Cathay Pacific , Hong Kong’s largest airline, has made Boeing very happy by ordering seven 777-300ERs and 10 747-8 cargo planes, the airline said in a Hong Kong stock exchange statement . The carrier also took options for another 14 747-8 freighters and received ’significant price concessions.’ Put in an order like that and you would expect a discount.
Cathay Pacific plans to expand its fleet as China’s economic growth rate of at least 11% boosts travel and trade. The new freighters will replace older, less fuel-efficient planes, helping the airline cut its fuel bills at a time when prices are soaring.
Edward Wong, an analyst at Quam in Hong Kong said, ‘Cathay needs more airplanes to support its expansion in mainland China.
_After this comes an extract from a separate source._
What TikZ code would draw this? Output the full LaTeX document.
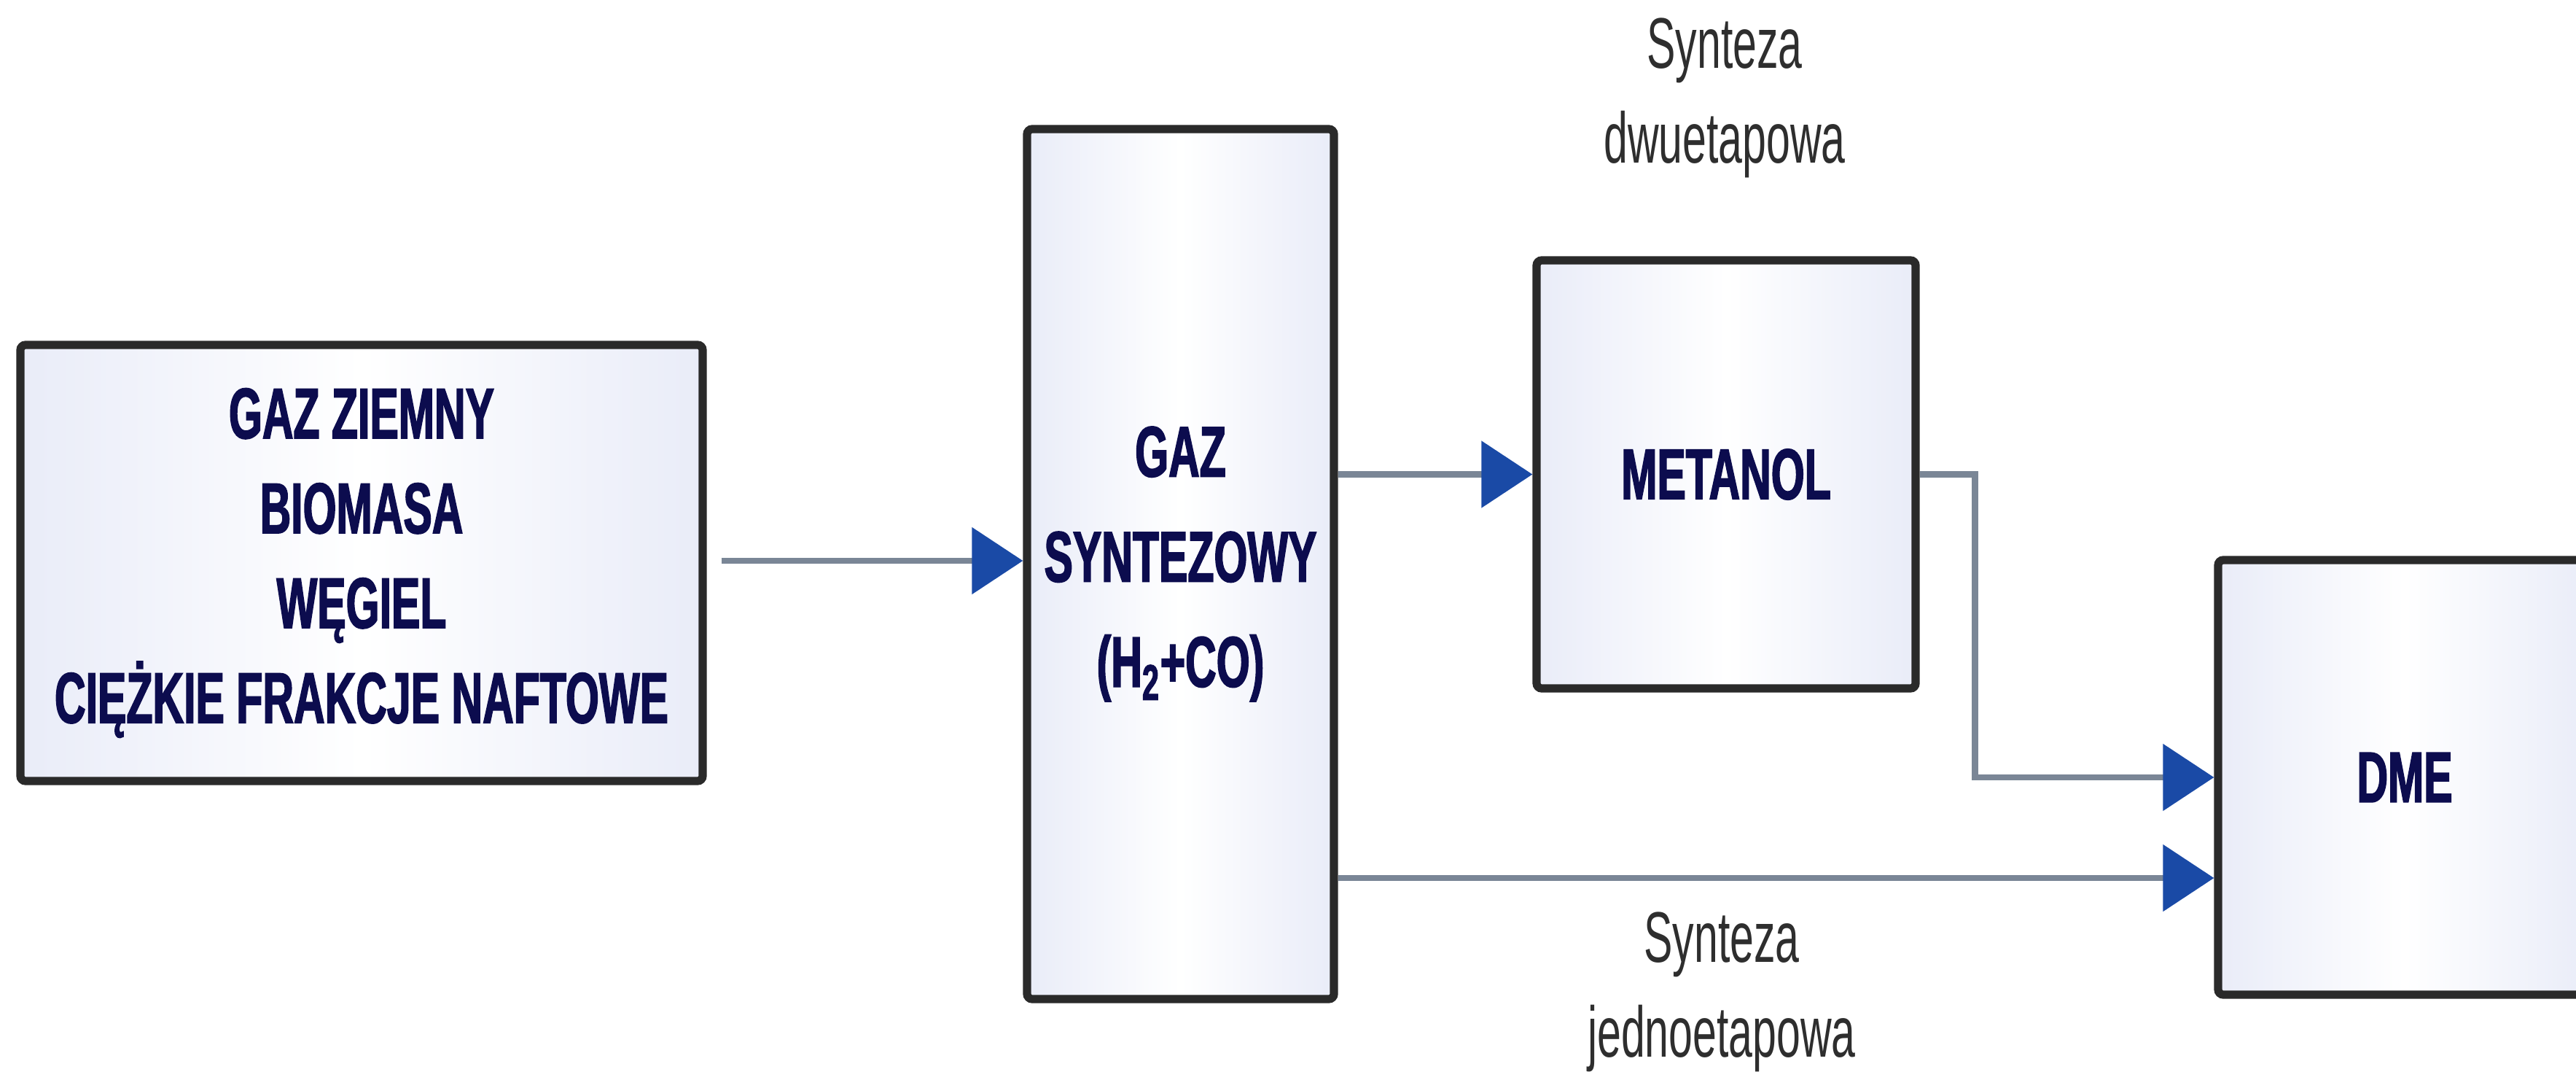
\documentclass[tikz,border=0pt]{standalone}
\usepackage{fontspec}
\usepackage{xcolor}
\usetikzlibrary{positioning,arrows.meta,calc}
\newfontfamily\boxfont[FakeStretch=0.6]{Liberation Sans}
\newfontfamily\heavyfont[FakeStretch=0.6,FakeBold=1.6]{Liberation Sans}
\definecolor{inknavy}{HTML}{0C0C4E}
\definecolor{inkgray}{HTML}{2E2E2E}
\definecolor{edgeline}{HTML}{2A2A2A}
\definecolor{boxedge}{HTML}{E9ECF8}
\definecolor{pipe}{HTML}{7A8696}
\definecolor{tipblue}{HTML}{1A4AA6}
\tikzset{
  unit/.style   = {rectangle, rounded corners=2pt, draw=edgeline, line width=3.2pt,
                   left color=boxedge, right color=boxedge, middle color=white,
                   inner sep=0pt, align=center, text=inknavy,
                   font=\heavyfont\bfseries\fontsize{28}{37}\selectfont},
  flow/.style   = {-{Triangle[length=7mm,width=9mm,color=tipblue]}, line width=2.5pt, draw=pipe},
  route/.style  = {font=\boxfont\fontsize{28}{37}\selectfont, text=inkgray, align=center},
}
\begin{document}
\begin{tikzpicture}
  \useasboundingbox (0,0) rectangle (35.34,14.8);
  \node[unit, minimum width=9.36cm, minimum height=5.98cm] (feed) at (4.96,7.08)
    {GAZ ZIEMNY\\BIOMASA\\WĘGIEL\\CIĘŻKIE FRAKCJE NAFTOWE};
  \node[unit, minimum width=4.21cm, minimum height=11.93cm,
        font=\heavyfont\bfseries\fontsize{28}{41}\selectfont] (syngas) at (16.195,7.065)
    {GAZ\\SYNTEZOWY\\(H\textsubscript{2}+CO)};
  \node[unit, minimum width=5.20cm, minimum height=5.87cm] (metanol) at (23.68,8.295) {METANOL};
  \node[unit, minimum width=5.12cm, minimum height=5.96cm] (dme) at (32.99,4.14) {DME};
  \node[route] (twostep) at (23.66,13.46) {Synteza\\dwuetapowa};
  \node[route] (onestep) at (23.62,1.20) {Synteza\\jednoetapowa};
  \coordinate (dmelow) at ($(dme.west)+(0,-1.38)$);
  \draw[flow, shorten <=2mm] (feed.east |- 0,7.11) -- (syngas.west |- 0,7.11);
  \draw[flow] (syngas.east |- metanol.west) -- (metanol.west);
  \draw[flow] (metanol.east) -- ++(0.76,0) |- (dme.west);
  \draw[flow] (syngas.east |- dmelow) -- (dmelow);
\end{tikzpicture}
\end{document}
China is expected to open its aviation market, and carriers need to get ready ahead of that.’
Cathay Pacific now has 30 commitments for the 777-300ER, including three already delivered, making it the largest customer for the plane in Asia.
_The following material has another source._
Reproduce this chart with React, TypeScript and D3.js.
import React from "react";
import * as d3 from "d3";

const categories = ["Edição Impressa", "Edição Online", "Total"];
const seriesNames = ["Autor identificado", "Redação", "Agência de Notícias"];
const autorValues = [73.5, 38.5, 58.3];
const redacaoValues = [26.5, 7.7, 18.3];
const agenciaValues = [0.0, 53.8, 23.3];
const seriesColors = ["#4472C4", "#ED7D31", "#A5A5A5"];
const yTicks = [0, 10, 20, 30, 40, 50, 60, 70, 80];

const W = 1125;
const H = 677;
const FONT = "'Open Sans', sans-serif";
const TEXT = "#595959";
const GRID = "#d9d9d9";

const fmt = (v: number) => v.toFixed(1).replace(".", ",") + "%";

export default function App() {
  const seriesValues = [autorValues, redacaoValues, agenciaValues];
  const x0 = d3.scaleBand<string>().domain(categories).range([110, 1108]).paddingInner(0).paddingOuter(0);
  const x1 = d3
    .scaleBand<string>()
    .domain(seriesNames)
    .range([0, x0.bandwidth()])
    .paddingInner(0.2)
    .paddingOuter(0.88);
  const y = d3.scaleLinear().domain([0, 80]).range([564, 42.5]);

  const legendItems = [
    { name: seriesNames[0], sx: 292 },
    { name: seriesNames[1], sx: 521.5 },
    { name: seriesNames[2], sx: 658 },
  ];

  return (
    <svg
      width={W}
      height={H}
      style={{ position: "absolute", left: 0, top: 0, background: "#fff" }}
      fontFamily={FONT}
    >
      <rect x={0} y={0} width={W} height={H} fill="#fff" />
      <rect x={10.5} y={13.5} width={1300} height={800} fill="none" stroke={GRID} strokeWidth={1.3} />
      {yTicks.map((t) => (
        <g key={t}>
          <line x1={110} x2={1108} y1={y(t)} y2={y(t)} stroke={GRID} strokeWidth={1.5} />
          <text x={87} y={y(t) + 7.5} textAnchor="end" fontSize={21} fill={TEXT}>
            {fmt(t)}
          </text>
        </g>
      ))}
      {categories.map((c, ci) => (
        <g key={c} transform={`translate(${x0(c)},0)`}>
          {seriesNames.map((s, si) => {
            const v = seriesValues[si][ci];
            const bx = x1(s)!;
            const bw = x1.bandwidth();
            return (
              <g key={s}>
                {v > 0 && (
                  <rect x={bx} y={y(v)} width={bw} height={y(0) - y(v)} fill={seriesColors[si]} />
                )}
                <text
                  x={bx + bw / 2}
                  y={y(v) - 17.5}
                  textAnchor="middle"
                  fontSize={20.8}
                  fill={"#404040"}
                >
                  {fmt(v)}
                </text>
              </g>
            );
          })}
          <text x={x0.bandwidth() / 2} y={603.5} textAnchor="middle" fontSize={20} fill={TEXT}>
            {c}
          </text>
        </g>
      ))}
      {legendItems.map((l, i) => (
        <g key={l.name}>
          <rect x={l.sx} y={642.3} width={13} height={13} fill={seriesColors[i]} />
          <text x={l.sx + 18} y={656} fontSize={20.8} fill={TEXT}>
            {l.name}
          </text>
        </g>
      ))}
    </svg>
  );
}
Air travel in China grew 19.5% in the first half as economic growth made holidays and business trips affordable to more people. Cathay Pacific bought smaller rival Hong Kong Dragon Airlines last year to add flights to the mainland and if it sorts out its current dramas with the pilots it is in a good position to build in it largest market which currently accounts for 43% of sales.
Chief Executive Tony Tyler, seen here, said, ‘Sometime in the future we will be ordering more aircraft to supplement frequency and capacity on our regional network. I am confident that we will continue to grow our fleet.”
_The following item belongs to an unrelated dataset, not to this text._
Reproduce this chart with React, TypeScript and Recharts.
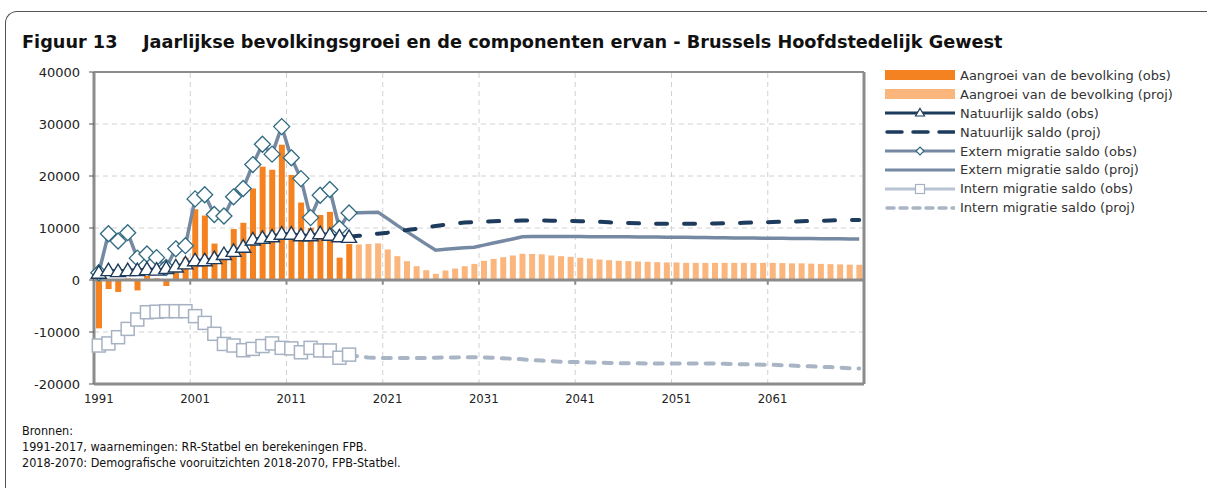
import React from 'react';
import {
  ComposedChart, Bar, Line, XAxis, YAxis, CartesianGrid, ReferenceLine,
} from 'recharts';

const years: number[] = [];
for (let y = 1991; y <= 2070; y++) years.push(y);

// Aangroei van de bevolking (obs) 1991-2017
const growthObs = [
  -9300, -1750, -2300, 300, -2000, 800, 300, -1150, 1500, 4300,
  13600, 12400, 7000, 5000, 9800, 11000, 17600, 21800, 21200, 26000,
  20200, 14900, 10000, 12500, 13100, 4300, 6900,
];
// Aangroei van de bevolking (proj) 2018-2070
const growthProj = [
  6830, 6920, 7050, 5870, 4580, 3620, 2650, 1890, 1190, 1830,
  2210, 2650, 3100, 3690, 4070, 4390, 4710, 5040, 5000, 4940,
  4710, 4580, 4450, 4270, 4130, 3940, 3810, 3690, 3620, 3560,
  3500, 3430, 3370, 3370, 3300, 3300, 3300, 3300, 3300, 3300,
  3300, 3300, 3300, 3300, 3250, 3200, 3200, 3150, 3100, 3050,
  3000, 2950, 2920,
];
// Natuurlijk saldo (obs) 1991-2017
const natObs = [
  1400, 1900, 1700, 1900, 1900, 2100, 2000, 2300, 2600, 3200,
  3800, 3800, 4200, 5000, 5600, 6400, 7800, 8100, 8400, 8900,
  8900, 8600, 8600, 9000, 8700, 8400, 8300,
];
// Natuurlijk saldo (proj) 2017-2070
const natProj = [
  8300, 8500, 8700, 8900, 9100, 9400, 9600, 9850, 10100, 10400,
  10650, 10900, 11050, 11150, 11250, 11300, 11350, 11400, 11450, 11450,
  11450, 11400, 11400, 11350, 11300, 11250, 11200, 11100, 11000, 10950,
  10900, 10850, 10800, 10800, 10800, 10800, 10800, 10850, 10850, 10900,
  10950, 11000, 11050, 11100, 11150, 11200, 11250, 11300, 11350, 11400,
  11450, 11500, 11550, 11550,
];
// Extern migratie saldo (obs) 1991-2017
const extObs = [
  1400, 8900, 7500, 9100, 4200, 5000, 4300, 2400, 6000, 6600,
  15600, 16400, 12600, 12300, 16000, 17600, 22200, 26100, 24200, 29500,
  23500, 19500, 12000, 16300, 17400, 9900, 12900,
];
// Extern migratie saldo (proj) 2017-2070
const extProj = [
  12900, 12950, 13000, 13050, 11800, 10500, 9300, 8100, 6900, 5730,
  5900, 6050, 6200, 6310, 6700, 7100, 7500, 7900, 8300, 8350,
  8350, 8350, 8350, 8350, 8350, 8340, 8330, 8320, 8310, 8300,
  8290, 8270, 8250, 8240, 8220, 8200, 8180, 8160, 8140, 8120,
  8100, 8080, 8060, 8050, 8030, 8010, 7990, 7970, 7960, 7940,
  7930, 7910, 7900, 7900,
];
// Intern migratie saldo (obs) 1991-2017
const intObs = [
  -12600, -12200, -11000, -9400, -7600, -6200, -6100, -6000, -6000, -6000,
  -6950, -8250, -10350, -12300, -12600, -13500, -13250, -12700, -12200, -13050,
  -13150, -13900, -13050, -13550, -13550, -14950, -14350,
];
// Intern migratie saldo (proj) 2017-2070
const intProj = [
  -14350, -14700, -14900, -15000, -15000, -15000, -15000, -15000, -15000, -14950,
  -14900, -14900, -14850, -14850, -14900, -14950, -15050, -15150, -15250, -15400,
  -15500, -15600, -15700, -15750, -15800, -15850, -15900, -15950, -16000, -16000,
  -16000, -16050, -16050, -16050, -16050, -16050, -16050, -16050, -16050, -16100,
  -16150, -16200, -16250, -16300, -16300, -16400, -16450, -16550, -16600, -16700,
  -16750, -16850, -16950, -17000,
];

const xTickYears = [1991, 2001, 2011, 2021, 2031, 2041, 2051, 2061];
const yTicks = [-20000, -10000, 0, 10000, 20000, 30000, 40000];
const decadeBounds = [2000.5, 2010.5, 2020.5, 2030.5, 2040.5, 2050.5, 2060.5];

const legendItems = [
  'Aangroei van de bevolking (obs)',
  'Aangroei van de bevolking (proj)',
  'Natuurlijk saldo (obs)',
  'Natuurlijk saldo (proj)',
  'Extern migratie saldo (obs)',
  'Extern migratie saldo (proj)',
  'Intern migratie saldo (obs)',
  'Intern migratie saldo (proj)',
];

const C = {
  barObs: '#F58220',
  barProj: '#FAB67C',
  nat: '#1D3B5C',
  ext: '#7589A2',
  extMarker: '#2F6A80',
  intLine: '#B9C4D2',
  intMarker: '#A6B2C3',
  intProj: '#A9B5C5',
  axis: '#8C8C8C',
  grid: '#D2D2D2',
};

const data = years.map((year, i) => {
  const o = i < 27 ? i : -1;
  const p = year >= 2017 ? year - 2017 : -1;
  return {
    year,
    growthObs: o >= 0 ? growthObs[o] : null,
    growthProj: year >= 2018 ? growthProj[year - 2018] : null,
    natObs: o >= 0 ? natObs[o] : null,
    extObs: o >= 0 ? extObs[o] : null,
    intObs: o >= 0 ? intObs[o] : null,
    natProj: p >= 0 ? natProj[p] : null,
    extProj: p >= 0 ? extProj[p] : null,
    intProj: p >= 0 ? intProj[p] : null,
  };
});

const WIDE = "'DejaVu Sans', sans-serif";
const COND = "'DejaVu Sans Condensed', 'DejaVu Sans', sans-serif";

const Triangle = (props: any) => {
  const { cx, cy, value } = props;
  if (cx == null || cy == null || value == null) return <g />;
  return (
    <polygon
      points={`${cx},${cy - 7} ${cx + 7.5},${cy + 5.5} ${cx - 7.5},${cy + 5.5}`}
      fill="#fff" stroke={C.nat} strokeWidth={1.4} strokeLinejoin="miter"
    />
  );
};
const Diamond = (props: any) => {
  const { cx, cy, value } = props;
  if (cx == null || cy == null || value == null) return <g />;
  return (
    <polygon
      points={`${cx},${cy - 8} ${cx + 8},${cy} ${cx},${cy + 8} ${cx - 8},${cy}`}
      fill="#fff" stroke={C.extMarker} strokeWidth={1.3}
    />
  );
};
const Square = (props: any) => {
  const { cx, cy, value } = props;
  if (cx == null || cy == null || value == null) return <g />;
  return (
    <rect x={cx - 6.5} y={cy - 6.5} width={13} height={13}
      fill="#fff" stroke={C.intMarker} strokeWidth={1.5} />
  );
};

const LegendSwatch = ({ i }: { i: number }) => {
  const w = 70, h = 14, m = 7;
  let el: React.ReactNode = null;
  if (i === 0) el = <rect x={0} y={2} width={w} height={10} fill={C.barObs} />;
  if (i === 1) el = <rect x={0} y={2} width={w} height={10} fill={C.barProj} />;
  if (i === 2) el = (<g>
    <line x1={0} y1={m} x2={w} y2={m} stroke={C.nat} strokeWidth={3} />
    <polygon points={`35,${m - 4.5} 39.5,${m + 3} 30.5,${m + 3}`} fill="#fff" stroke={C.nat} strokeWidth={1.2} />
  </g>);
  if (i === 3) el = <line x1={2} y1={m} x2={w} y2={m} stroke={C.nat} strokeWidth={3.5} strokeDasharray="15 11" strokeLinecap="round" />;
  if (i === 4) el = (<g>
    <line x1={0} y1={m} x2={w} y2={m} stroke={C.ext} strokeWidth={3} />
    <polygon points={`35,${m - 4} 39,${m} 35,${m + 4} 31,${m}`} fill="#fff" stroke={C.extMarker} strokeWidth={1.2} />
  </g>);
  if (i === 5) el = <line x1={0} y1={m} x2={w} y2={m} stroke={C.ext} strokeWidth={3} />;
  if (i === 6) el = (<g>
    <line x1={0} y1={m} x2={w} y2={m} stroke={C.intLine} strokeWidth={3} />
    <rect x={30.5} y={m - 4.5} width={9} height={9} fill="#fff" stroke={C.intMarker} strokeWidth={1.2} />
  </g>);
  if (i === 7) el = <line x1={2} y1={m} x2={w} y2={m} stroke={C.intProj} strokeWidth={3.5} strokeDasharray="7 6" strokeLinecap="round" />;
  return <svg width={w} height={h} style={{ display: 'block' }}>{el}</svg>;
};

export default function App() {
  return (
    <div style={{ position: 'absolute', left: 0, top: 0, width: 1207, height: 488, background: '#fff', fontFamily: WIDE, overflow: 'hidden' }}>
      <div style={{
        position: 'absolute', left: 5, top: 11, width: 1202, height: 477, boxSizing: 'border-box',
        borderTop: '1.5px solid #555', borderLeft: '1.5px solid #555', borderTopLeftRadius: 12,
      }} />
      <div style={{ position: 'absolute', left: 22, top: 32, fontSize: 17.7, fontWeight: 'bold', color: '#111', whiteSpace: 'nowrap' }}>Figuur 13</div>
      <div style={{ position: 'absolute', left: 143, top: 32, fontSize: 17.7, fontWeight: 'bold', color: '#111', whiteSpace: 'nowrap' }}>
        Jaarlijkse bevolkingsgroei en de componenten ervan - Brussels Hoofdstedelijk Gewest
      </div>

      <div style={{ position: 'absolute', left: 0, top: 0 }}>
        <ComposedChart width={880} height={420} data={data}
          margin={{ top: 72, right: 16, left: 34, bottom: 6 }}>
          <CartesianGrid vertical={false} stroke={C.grid} strokeDasharray="5 4" />
          {decadeBounds.map((b) => (
            <ReferenceLine key={'g' + b} x={b} stroke={C.grid} strokeDasharray="5 4" />
          ))}
          <XAxis type="number" dataKey="year" domain={[1990.5, 2070.5]} ticks={xTickYears}
            interval={0} tickLine={false} axisLine={{ stroke: C.axis, strokeWidth: 3 }}
            tick={{ fontSize: 13, fill: '#222', fontFamily: COND }} tickMargin={4} height={30} />
          <YAxis type="number" domain={[-20000, 40000]} ticks={yTicks} interval={0} width={60}
            axisLine={{ stroke: C.axis, strokeWidth: 3 }} tickLine={{ stroke: '#555' }} tickSize={5} tickMargin={9}
            tick={{ fontSize: 13, fill: '#222', fontFamily: WIDE }} />
          <Bar dataKey="growthObs" stackId="g" fill={C.barObs} barSize={6} isAnimationActive={false} />
          <Bar dataKey="growthProj" stackId="g" fill={C.barProj} barSize={6} isAnimationActive={false} />
          <ReferenceLine y={0} stroke={C.axis} strokeWidth={3} />
          {decadeBounds.map((b) => (
            <ReferenceLine key={'t' + b} segment={[{ x: b, y: 0 }, { x: b, y: -900 }]} stroke={C.axis} strokeWidth={2} />
          ))}
          <ReferenceLine y={40000} stroke={C.axis} strokeWidth={2} />
          <ReferenceLine x={2070.5} stroke={C.axis} strokeWidth={3} />
          <Line dataKey="intProj" stroke={C.intProj} strokeWidth={4} strokeDasharray="8 9" strokeLinecap="round"
            dot={false} isAnimationActive={false} />
          <Line dataKey="intObs" stroke={C.intLine} strokeWidth={3} dot={<Square />} isAnimationActive={false} />
          <Line dataKey="extProj" stroke={C.ext} strokeWidth={3.5} dot={false} isAnimationActive={false} />
          <Line dataKey="extObs" stroke={C.ext} strokeWidth={3.5} dot={<Diamond />} isAnimationActive={false} />
          <Line dataKey="natProj" stroke={C.nat} strokeWidth={4} strokeDasharray="11 17" strokeLinecap="round"
            dot={false} isAnimationActive={false} />
          <Line dataKey="natObs" stroke={C.nat} strokeWidth={3} dot={<Triangle />} isAnimationActive={false} />
        </ComposedChart>
      </div>

      <div style={{ position: 'absolute', left: 885, top: 66 }}>
        {legendItems.map((t, i) => (
          <div key={t} style={{ display: 'flex', alignItems: 'center', height: 18.9 }}>
            <LegendSwatch i={i} />
            <span style={{ marginLeft: 5, fontSize: 13, color: '#333', whiteSpace: 'nowrap' }}>{t}</span>
          </div>
        ))}
      </div>

      <div style={{ position: 'absolute', left: 22, top: 423, fontSize: 12.5, color: '#111', lineHeight: '16px', fontFamily: COND }}>
        <div>Bronnen:</div>
        <div>1991-2017, waarnemingen: RR-Statbel en berekeningen FPB.</div>
        <div>2018-2070: Demografische vooruitzichten 2018-2070, FPB-Statbel.</div>
      </div>
    </div>
  );
}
The Cathay Pacific Group, including Dragonair and Air Hong Kong Ltd., a cargo venture with DHL, operates a combined total of 175 planes, according to the statement. That will rise to 196 by 2012, including 147 painted in Cathay Pacific colors.
But Cathay Pacific does not always win. Its attempt to get a part of China Eastern Airlines did not happen as the previous story shows.